En caricaturant, on pourrait résumer en affirmant que les chômeurs vont payer les avantages offerts aux salariés qui font des heures supplémentaires.
RAPPEL HISTORIQUE SUR LES 35 HEURES
La question du rapport entre temps de travail et emploi est compliquée et prête à débat. Le passage aux 35 heures était motivé en partie par la volonté de créer de nouveaux emplois (période de 2000 à 2002)[5]. Mais s’il y a bien eu « réduction du temps de travail » à 35 heures, cela n’a pas entrainé une grande vague de création d’emploi. Cette réforme a surtout conduit à une réorganisation et une amélioration de la productivité dans un grand nombre d’entreprises. Elle a fréquemment été accompagnée d’une sorte de gel implicite des salaires pendant trois ans, permettant de compenser la diminution de 11% du temps de travail.
[1] « Toute heure de travail accomplie, à la demande de l’employeur, au-delà de la durée légale de 35 heures (ou de la durée équivalente) est une heure supplémentaire. Les heures supplémentaires ouvrent droit à une rémunération plus favorable (taux horaire majoré) au salarié ou à un repos compensateur équivalent à la majoration. Certaines heures supplémentaires ouvrent également droit à une contrepartie obligatoire en repos. » www.service-public.fr
[2] Décret du 24 janvier 2019 relatif à l’exonération de cotisations salariales des heures supplémentaires et complémentaires.

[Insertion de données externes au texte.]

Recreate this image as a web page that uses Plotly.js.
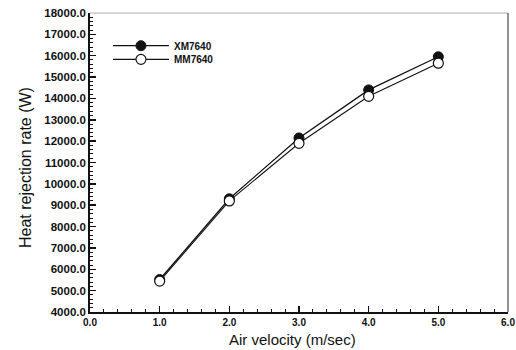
<!DOCTYPE html>
<html>
<head>
<meta charset="utf-8">
<script src="https://cdn.plot.ly/plotly-3.0.1.min.js"></script>
<style>html,body{margin:0;padding:0;background:#fff;}#chart{width:516px;height:350px;}</style>
</head>
<body>
<div id="chart"></div>
<script>
var airVelocity = [1.0, 2.0, 3.0, 4.0, 5.0];
var xm7640 = [5520, 9300, 12150, 14400, 15950];
var mm7640 = [5450, 9200, 11900, 14100, 15650];
var seriesNames = ["XM7640", "MM7640"];
var xTitle = "Air velocity (m/sec)";
var yTitle = "Heat rejection rate (W)";

var FONT = "Liberation Sans, Arial, sans-serif";

var traces = [
  {
    x: airVelocity, y: xm7640, name: seriesNames[0], type: "scatter", mode: "lines+markers",
    legend: "legend",
    line: {color: "#111", width: 1.3},
    marker: {symbol: "circle", size: 10, color: "#111", line: {color: "#111", width: 1}}
  },
  {
    x: airVelocity, y: mm7640, name: seriesNames[1], type: "scatter", mode: "lines+markers",
    legend: "legend2",
    line: {color: "#111", width: 1.1},
    marker: {symbol: "circle", size: 10, color: "#fff", line: {color: "#111", width: 1.2}}
  }
];

var legendCommon = {
  xanchor: "left", yanchor: "middle",
  bgcolor: "rgba(0,0,0,0)", borderwidth: 0,
  font: {size: 10, family: FONT, weight: "bold", color: "#111"},
  itemwidth: 56
};

var layout = {
  width: 516, height: 350,
  margin: {l: 90, r: 8, t: 13, b: 38},
  paper_bgcolor: "#fff", plot_bgcolor: "#fff",
  font: {family: FONT, color: "#111"},
  showlegend: true,
  legend: Object.assign({x: 0.043, y: 0.8906}, legendCommon),
  legend2: Object.assign({x: 0.043, y: 0.845}, legendCommon),
  xaxis: {
    range: [0, 6], dtick: 1, tick0: 0, tickformat: ".1f",
    ticks: "inside", ticklen: 6, tickwidth: 1.5, tickcolor: "#111",
    minor: {dtick: 0.2, ticks: "inside", ticklen: 3, tickcolor: "#111", tickwidth: 1},
    showgrid: false, zeroline: false,
    showline: true, linecolor: "#111", linewidth: 1.8, mirror: false,
    tickfont: {size: 10, family: FONT, weight: "bold"}
  },
  yaxis: {
    range: [4000, 18000], dtick: 1000, tick0: 4000, tickformat: ".1f",
    ticks: "inside", ticklen: 6, tickwidth: 1.5, tickcolor: "#111",
    minor: {dtick: 200, ticks: "inside", ticklen: 3, tickcolor: "#111", tickwidth: 1},
    showgrid: false, zeroline: false,
    showline: true, linecolor: "#111", linewidth: 1.8, mirror: false,
    tickfont: {size: 11.5, family: FONT, weight: "bold"}
  },
  annotations: [
    {text: xTitle, xref: "paper", yref: "paper", x: 0.4856, y: -0.093,
     xanchor: "center", yanchor: "middle", showarrow: false,
     font: {size: 15, family: FONT, color: "#111"}},
    {text: yTitle, xref: "paper", yref: "paper", x: -0.1555, y: 0.4816,
     xanchor: "center", yanchor: "middle", showarrow: false, textangle: -90,
     font: {size: 16, family: FONT, color: "#111"}}
  ],
  shapes: [
    {type: "line", xref: "paper", yref: "paper", x0: 0, x1: 1, y0: 1, y1: 1,
     line: {color: "#999", width: 0.8}},
    {type: "line", xref: "paper", yref: "paper", x0: 1, x1: 1, y0: 0, y1: 1,
     line: {color: "#222", width: 1}}
  ]
};

Plotly.newPlot("chart", traces, layout, {staticPlot: true, displayModeBar: false});
</script>
</body>
</html>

« Le décret fixe le taux d’exonération applicable aux cotisations salariales dues sur les heures supplémentaires. Il précise également les conditions d’application de l’exonération aux cas d’application d’une exonération totale ou partielle de cotisations salariales de sécurité sociale, de taux réduits, d’assiettes ou de montants forfaitaires de cotisations, ainsi qu’aux régimes spéciaux. Il précise également les dispositions d’application de cette exonération aux salariés des régimes spéciaux. »
[3] Source : communiqué de presse ACOSS : « Heures supplémentaires : 835 millions d’euros exonérés au premier semestre 2019 » – 10/09/2019
[4] « Le nombre d’heures supplémentaires est traditionnellement plus fort en juin, en lien avec la saisonnalité de l’activité des secteurs utilisateurs, tels que l’hébergement restauration ou la construction. »

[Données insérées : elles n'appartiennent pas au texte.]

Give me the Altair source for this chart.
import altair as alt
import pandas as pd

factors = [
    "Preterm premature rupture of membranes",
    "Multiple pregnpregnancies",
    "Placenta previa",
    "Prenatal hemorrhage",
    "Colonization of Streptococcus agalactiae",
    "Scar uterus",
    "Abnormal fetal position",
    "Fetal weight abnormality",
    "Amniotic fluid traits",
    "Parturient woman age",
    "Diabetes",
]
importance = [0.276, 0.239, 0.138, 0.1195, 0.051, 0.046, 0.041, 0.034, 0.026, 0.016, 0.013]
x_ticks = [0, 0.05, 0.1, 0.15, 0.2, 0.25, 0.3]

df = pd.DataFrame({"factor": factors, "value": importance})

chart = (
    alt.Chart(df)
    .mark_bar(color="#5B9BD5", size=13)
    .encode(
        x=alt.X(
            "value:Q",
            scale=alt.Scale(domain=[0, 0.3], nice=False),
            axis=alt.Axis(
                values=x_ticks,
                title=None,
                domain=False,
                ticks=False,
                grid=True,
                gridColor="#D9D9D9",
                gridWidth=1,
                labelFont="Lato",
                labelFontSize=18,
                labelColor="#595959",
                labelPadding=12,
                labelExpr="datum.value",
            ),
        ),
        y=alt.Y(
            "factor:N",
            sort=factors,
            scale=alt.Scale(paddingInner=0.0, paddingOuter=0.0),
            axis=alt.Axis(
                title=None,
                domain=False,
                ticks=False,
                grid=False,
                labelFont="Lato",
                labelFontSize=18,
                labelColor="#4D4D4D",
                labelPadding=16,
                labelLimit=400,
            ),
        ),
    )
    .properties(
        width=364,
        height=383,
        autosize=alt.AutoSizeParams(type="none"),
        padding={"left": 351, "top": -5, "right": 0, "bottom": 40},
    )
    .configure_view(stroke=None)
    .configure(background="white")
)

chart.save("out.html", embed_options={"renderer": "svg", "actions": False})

[5] La réforme des 35 heures est une mesure de politique économique française mise en place par le gouvernement Lionel Jospin à partir de l’année 2000 et obligatoire pour toutes les entreprises à compter du 1er janvier 2002, par deux lois votées en 1998 et 2000 fixant la durée légale du temps de travail pour un salarié à temps plein à 35 heures par semaine, en moyenne annuelle, au lieu de 39 heures précédemment, en contrepartie d’une plus grande flexibilité des horaires.